▶ TASK MATERIAL
________________________________________
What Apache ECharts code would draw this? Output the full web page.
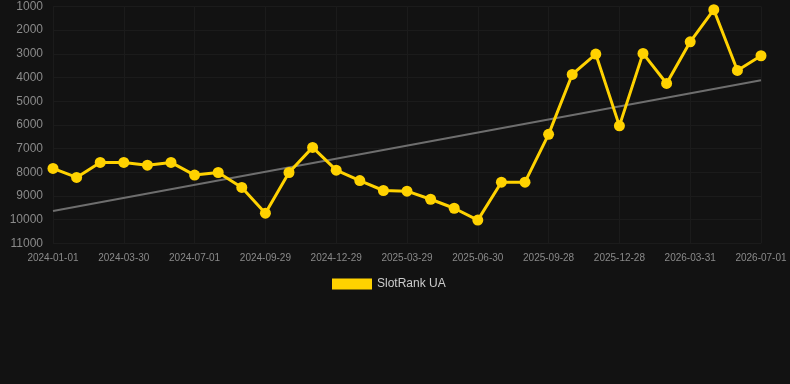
<!DOCTYPE html>
<html>
<head>
<meta charset="utf-8">
<script src="https://cdn.jsdelivr.net/npm/echarts@6/dist/echarts.min.js"></script>
<style>
  html, body { margin: 0; padding: 0; background: #121212; }
  #chart { width: 790px; height: 384px; }
</style>
</head>
<body>
<div id="chart"></div>
<script>
const dates = [
    '2024-01-01', '2024-01-31', '2024-03-01', '2024-03-30', '2024-04-30', '2024-05-31',
    '2024-07-01', '2024-07-31', '2024-08-30', '2024-09-29', '2024-10-29', '2024-11-29',
    '2024-12-29', '2025-01-28', '2025-02-27', '2025-03-29', '2025-04-29', '2025-05-30',
    '2025-06-30', '2025-07-30', '2025-08-29', '2025-09-28', '2025-10-28', '2025-11-27',
    '2025-12-28', '2026-01-28', '2026-02-28', '2026-03-31', '2026-04-30', '2026-05-31',
    '2026-07-01'
];

const rankValues = [
    7840, 8220, 7585, 7585, 7700, 7585,
    8120, 8010, 8640, 9730, 8010, 6950,
    7910, 8350, 8770, 8800, 9140, 9520,
    10020, 8420, 8420, 6400, 3870, 3010,
    6040, 2980, 4250, 2490, 1135, 3700,
    3080
];

// trend line end points (first and last date)
const trendValues = [9640, 4110];

const yTicks = { min: 1000, max: 11000, interval: 1000 };

const textColor = '#8a8a8a';
const gridLineColor = '#1b1b1b';
const lineColor = '#ffd200';
const fontFamily = 'Liberation Sans, Arial, sans-serif';

const chart = echarts.init(document.getElementById('chart'));

chart.setOption({
    backgroundColor: '#121212',
    animation: false,
    grid: { left: 53, right: 29, top: 6.5, bottom: 140.7 },
    legend: {
        data: ['SlotRank UA'],
        top: 273,
        left: 327,
        itemWidth: 40,
        itemHeight: 11,
        icon: 'rect',
        textStyle: { color: '#cccccc', fontSize: 12, fontFamily: fontFamily }
    },
    xAxis: {
        type: 'category',
        data: dates,
        boundaryGap: false,
        axisLine: { show: false },
        axisTick: { show: false },
        axisLabel: {
            interval: 2,
            color: textColor,
            fontSize: 10,
            margin: 10,
            fontFamily: fontFamily
        },
        splitLine: { show: true, interval: 2, lineStyle: { color: gridLineColor, width: 1 } }
    },
    yAxis: {
        type: 'value',
        inverse: true,
        min: yTicks.min,
        max: yTicks.max,
        interval: yTicks.interval,
        axisLine: { show: false },
        axisTick: { show: false },
        axisLabel: {
            color: textColor,
            fontSize: 12,
            margin: 10,
            fontFamily: fontFamily,
            formatter: value => String(value)
        },
        splitLine: { lineStyle: { color: gridLineColor, width: 1 } }
    },
    series: [
        {
            name: 'Trend',
            type: 'line',
            data: [[dates[0], trendValues[0]], [dates[dates.length - 1], trendValues[1]]],
            symbol: 'none',
            lineStyle: { color: '#6e6e6e', width: 2 },
            z: 1
        },
        {
            name: 'SlotRank UA',
            type: 'line',
            data: rankValues,
            symbol: 'circle',
            symbolSize: 11,
            itemStyle: { color: lineColor },
            lineStyle: { color: lineColor, width: 3 },
            z: 2
        }
    ]
});
</script>
</body>
</html>
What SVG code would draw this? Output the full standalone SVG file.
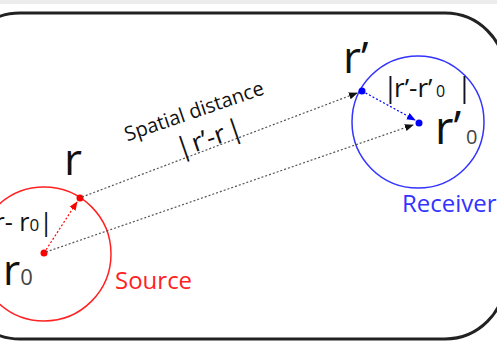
<svg xmlns="http://www.w3.org/2000/svg" width="497" height="344" viewBox="0 0 497 344">
<defs>
<style>
.t{font-family:"Open Sans","DejaVu Sans",sans-serif;fill:#111}
.dot{stroke-dasharray:2 2;fill:none}
</style>
<marker id="ak" viewBox="0 0 10 10" refX="9" refY="5" markerWidth="9" markerHeight="9" markerUnits="userSpaceOnUse" orient="auto"><path d="M0,1 L10,5 L0,9 z" fill="#111"/></marker>
<marker id="ar" viewBox="0 0 10 10" refX="9" refY="5" markerWidth="9" markerHeight="9" markerUnits="userSpaceOnUse" orient="auto"><path d="M0,1 L10,5 L0,9 z" fill="#f00"/></marker>
<marker id="ab" viewBox="0 0 10 10" refX="9" refY="5" markerWidth="9" markerHeight="9" markerUnits="userSpaceOnUse" orient="auto"><path d="M0,1 L10,5 L0,9 z" fill="#00f"/></marker>
</defs>
<rect x="0" y="0" width="497" height="344" fill="#fff"/>
<rect x="0" y="0" width="497" height="4" fill="#ececec"/>
<rect id="frame" x="-40" y="13" width="545" height="326" rx="60" ry="60" fill="none" stroke="#222" stroke-width="3"/>
<g id="source">
<circle cx="44" cy="254" r="67" fill="none" stroke="#f22" stroke-width="1.5"/>
<circle cx="44" cy="253" r="3.5" fill="#f00"/>
<circle cx="80" cy="198" r="3.5" fill="#f00"/>
<text class="t" x="115" y="289" font-size="24" style="fill:#f22">Source</text>
<text class="t" x="64" y="175" font-size="44">r</text>
<text class="t" x="3" y="285" font-size="42">r<tspan font-size="22" style="fill:#444">0</tspan></text>
<text class="t" x="53" y="231" font-size="25" text-anchor="end">|r- r<tspan font-size="17">0</tspan>|</text>
</g>
<g id="receiver">
<circle cx="418" cy="122" r="66" fill="none" stroke="#33f" stroke-width="1.5"/>
<circle cx="362" cy="91" r="3.5" fill="#00f"/>
<circle cx="419" cy="123" r="3.5" fill="#00f"/>
<text class="t" x="402" y="212" font-size="24" style="fill:#33f">Receiver</text>
<text class="t" x="343" y="73" font-size="44">r’</text>
<text class="t" x="435" y="144" font-size="45">r’<tspan x="466" font-size="20" style="fill:#444">0</tspan></text>
<text class="t" y="97" font-size="26"><tspan x="383" font-size="27">|</tspan><tspan x="394">r’-r’</tspan><tspan x="436" font-size="16">0</tspan><tspan x="457" font-size="27">|</tspan></text>
</g>
<g id="connectors">
<line class="dot" x1="44" y1="253" x2="77" y2="202" stroke="#f00" stroke-width="1.2" marker-end="url(#ar)"/>
<line class="dot" x1="362" y1="91" x2="415" y2="120" stroke="#00f" stroke-width="1.2" marker-end="url(#ab)"/>
<line class="dot" x1="82" y1="197" x2="357" y2="93" stroke="#555" stroke-width="1.2" marker-end="url(#ak)"/>
<line class="dot" x1="46" y1="252" x2="413" y2="125" stroke="#555" stroke-width="1.2" marker-end="url(#ak)"/>
</g>
<g id="distance-label">
<text class="t" transform="translate(194,111) rotate(-19)" x="0" y="7" font-size="20" text-anchor="middle">Spatial distance</text>
<text class="t" transform="translate(209,138) rotate(-19)" x="0" y="9" font-size="27" text-anchor="middle"><tspan>|</tspan><tspan dx="2" font-size="26">r’-r</tspan><tspan dx="3">|</tspan></text>
</g>
</svg>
________________________________________
▶ THE REQUEST
Tally the lines holding the string "What" and give only the count.

▶ EXERCISE RESPONSE
2